I find sites like these delightful. To think that someone spent the time, energy and intelligence to create this particular little snare, says something wonderful about way the human mind works.

Nicely, the “About This Site” section notes:

All About Explorers was developed by a group of teachers as a means of teaching students about the Internet. … Because we wanted to make a point about finding useless information even in a site which looked at first to be fairly well put together, all of the Explorer biographies here are fictional. While many of the facts are true or based on truth, many inaccuracies, lies, and even downright absurdity are mixed in indiscriminately. As such, it is important that you do not use this site as a source of reference for your own research!

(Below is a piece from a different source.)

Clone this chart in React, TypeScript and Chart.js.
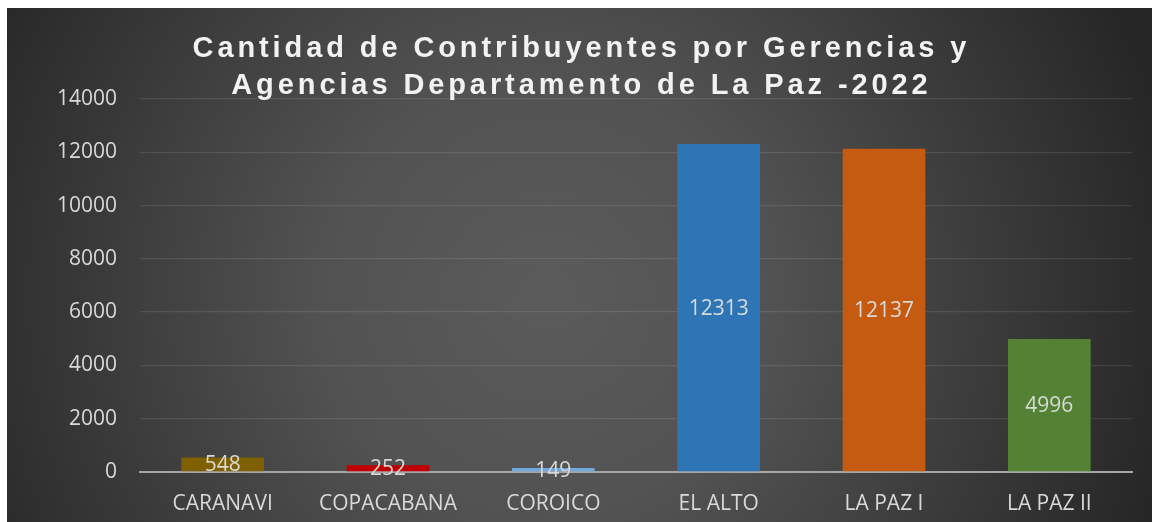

The site also has a set of lessons, handouts and other stuff on its “For Teachers” page.

Symbols versus ideas

Where facts exceed curiosity, we end up relying on symbols and symbolic language that are weighted with emotional meaning that are detached from ideas, according to Walter Lippmann as described by Geoffrey Nunberg on On The Media this weekend.

I think you can see this fairly clearly with adolescents. When they lack the interest, motivation, curiosity and information they tend to resort to slogans and cliché’s instead of looking up information or making thoughtful, logical arguments.

It also may be a marker for cognitive development, though interestingly, in my experience, it seems that more abstract thinking leads to less use of symbology and more reasoning. Partly, I suspect, its because they’re also acquiring the language to express more complex ideas, but adolescent education needs to include lots of opportunities for logically taking apart symbols.

I’ve started a pattern in class that I’ve noticed students picking up with each other.

If someone says something like, “It was good,” I ask, “Why?”

If they say, “I liked it,” I say, “Because?”

Often the first answer is along the lines of, “Because it was good,” but persistence with the whys’ and becauses’ will usually lead to some actual information and ideas. Over time, the mining process gets easier as students come to expect it and realize what you’re aiming for.